Once all of the rolled hems were completed, I had to practice one more skill I wasn’t yet very good at. I had to whip gather my ruffle and stitch it down. Having one wrist in a brace after a fall did not help my speed or my efficiency, either.


But i got there. (Bibbity-bobbity-BOO!!)

The cross-barred nature of the fabric meant that I could break down a 2:1 ruffle ratio with great ease – 4 squares of trim to 2 squares of body. By the time I hit the curves on the mantelet body where the grid broke down, I had both pretty good muscle memory for whip-gathering and I could eyeball the volume of a 2:1 cotton ruffle without needing a ruler.
Of course, it would have been even nicer if I had stitched the ruffle to the correct side of the fabric.
I unpicked, and started again.


And then, of course, I ran out of ruffle, so I hemmed more ruffle and whipped that on too.
I fastened the mantelet at the neck with a wide mint-colored silk ribbon and then it was done. My definitely-very-quick, absolutely-only-one-week white muslin summer mantelet project was complete at last.

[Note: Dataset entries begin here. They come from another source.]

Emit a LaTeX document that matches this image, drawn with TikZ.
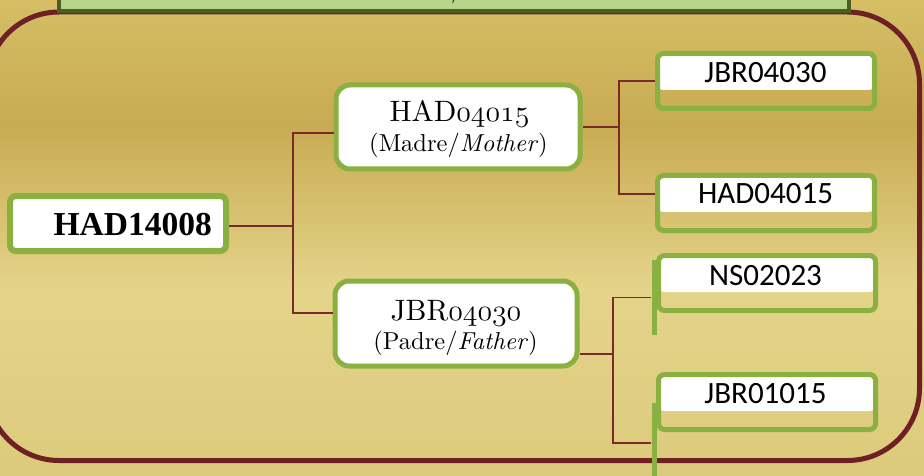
\documentclass[tikz,border=0pt]{standalone}
\usepackage{graphicx}
\usepackage{fontspec}
\newfontfamily\calfont{Carlito}
\newfontfamily\serbold{Liberation Serif}
\newfontfamily\lmten[Extension=.otf, UprightFont=*-regular, ItalicFont=*-italic]{lmroman10}
\usetikzlibrary{calc}
\definecolor{frameRed}{RGB}{110,32,36}
\definecolor{connRed}{RGB}{122,42,42}
\definecolor{boxGreen}{RGB}{138,176,66}
\definecolor{topFill}{RGB}{184,212,138}
\definecolor{topLine}{RGB}{74,94,36}
\definecolor{bgA}{RGB}{213,190,102}
\definecolor{bgB}{RGB}{200,171,82}
\definecolor{bgC}{RGB}{228,212,138}
\definecolor{bgD}{RGB}{220,202,124}
\pgfdeclareverticalshading{bgshade}{100bp}{color(0bp)=(bgD); color(25bp)=(bgD); color(44.5bp)=(bgC); color(61.9bp)=(bgB); color(75bp)=(bgA); color(100bp)=(bgA)}
\newcommand\osfdig[1]{\scalebox{1.2}{\usefont{OML}{lmm}{m}{it}#1}}
\tikzset{
  parentbox/.style={draw=boxGreen, fill=white, line width=5pt, rounded corners=14pt, inner sep=0pt},
  rootbox/.style={draw=boxGreen, fill=white, line width=6pt, rounded corners=6pt, inner sep=0pt, minimum width=216pt, minimum height=55pt},
  leafbox/.style={draw=boxGreen, line width=5pt, rounded corners=6pt, inner sep=0pt, minimum width=217pt, minimum height=55pt,
    path picture={\fill[white] ([yshift=-36.5pt]path picture bounding box.north west) rectangle (path picture bounding box.north east);}},
  leaftext/.style={anchor=base, font=\calfont\fontsize{31}{31}\selectfont, inner sep=0pt},
  bigtext/.style={anchor=base, font=\lmten\fontsize{29.5}{29.5}\selectfont, inner sep=0pt},
  smalltext/.style={anchor=base, font=\lmten\fontsize{24.5}{24.5}\selectfont, inner sep=0pt},
  greenbar/.style={fill=boxGreen, inner sep=0pt, minimum width=5pt},
  conn/.style={draw=connRed, line width=1.6pt},
  frame/.style={draw=frameRed, line width=5pt, rounded corners=72pt},
}
\begin{document}
\begin{tikzpicture}[x=1pt,y=-1pt]
\useasboundingbox (0,0) rectangle (924,476);
\shade[shading=bgshade] (0,0) rectangle (924,476);
\draw[frame] (-13,12) rectangle (919.5,460.5);
\draw[draw=topLine, fill=topFill, line width=4pt] (59,-20) rectangle (848.5,11.3);
\node[anchor=base, font=\fontsize{24}{24}\selectfont, inner sep=0pt] (ttl) at (457,-2) {/};

% nodes
\node[rootbox] (root) at (118,223.5) {};
\node[anchor=base east, font=\serbold\bfseries\fontsize{33.5}{33.5}\selectfont, inner sep=0pt] (rootT) at (212,235) {HAD14008};

\node[parentbox, minimum width=244pt, minimum height=84pt] (mom) at (458,127) {};
\node[bigtext] (momA) at (459.5,122) {HAD\osfdig{04015}};
\node[smalltext] (momB) at (458.5,152) {(Madre/\textit{Mother})};

\node[parentbox, minimum width=242pt, minimum height=85pt] (dad) at (456,323.5) {};
\node[bigtext] (dadA) at (456,320) {JBR\osfdig{04030}};
\node[smalltext] (dadB) at (455.5,349) {(Padre/\textit{Father})};

\node[leafbox] (r1) at (766,81) {};
\node[leaftext] (r1t) at (765.5,83) {JBR04030};
\node[leafbox] (r2) at (766,203) {};
\node[leaftext] (r2t) at (765.5,204) {HAD04015};
\node[leafbox] (r3) at (767,283) {};
\node[leaftext] (r3t) at (765.5,285) {NS02023};
\node[leafbox] (r4) at (767,402) {};
\node[leaftext] (r4t) at (765.5,403) {JBR01015};

\node[greenbar, minimum height=75pt] (b3) at (654,297.5) {};
\node[greenbar, minimum height=80pt] (b4) at (654,443) {};

% connectors
\draw[conn] ([yshift=-2.5pt]root.east) -- ++(64,0) coordinate (j1) |- ([yshift=-6pt]mom.west);
\draw[conn] (j1) |- ([yshift=10.5pt]dad.west);
\draw[conn] (mom.east) -- ++(36.5,0) coordinate (j2) |- (r1.west);
\draw[conn] (j2) |- ([yshift=9pt]r2.west);
\draw[conn] ([yshift=-30.5pt]dad.east) -- ++(33.5,0) coordinate (j3) |- (b3.west);
\draw[conn] (j3) |- (b4.west);
\end{tikzpicture}
\end{document}
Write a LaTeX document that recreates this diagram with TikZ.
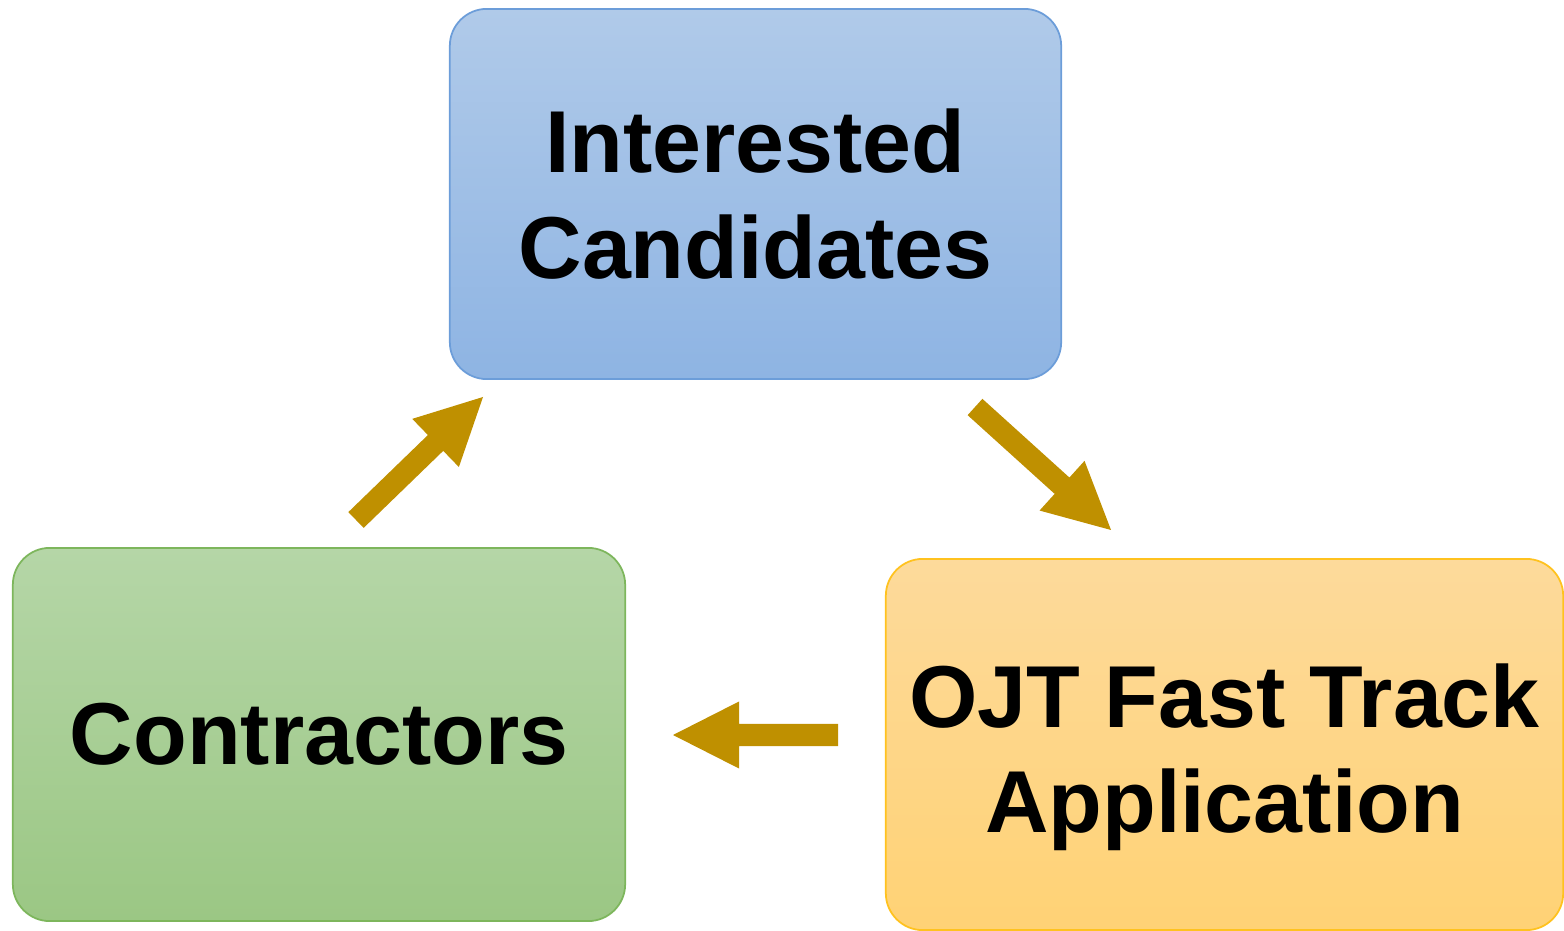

This net mantelet in Costume Close-up has proved a good base for many costumers. The construction is very simple, and then you can absolutely go to town on the trimming – you can spend a lot of time happily hand-stitching trims or you can run a gathered ribbon for a quick effect.
The Lady of the Wilderness made a lavender silk version with a pinked trim.
A Fashionable Frolick made a warm winter version in black wool.
Festive Attyre made a long-fronted mantle in red wool,
And Lauren from American Duchess made yet another wool mantle – this time in blue!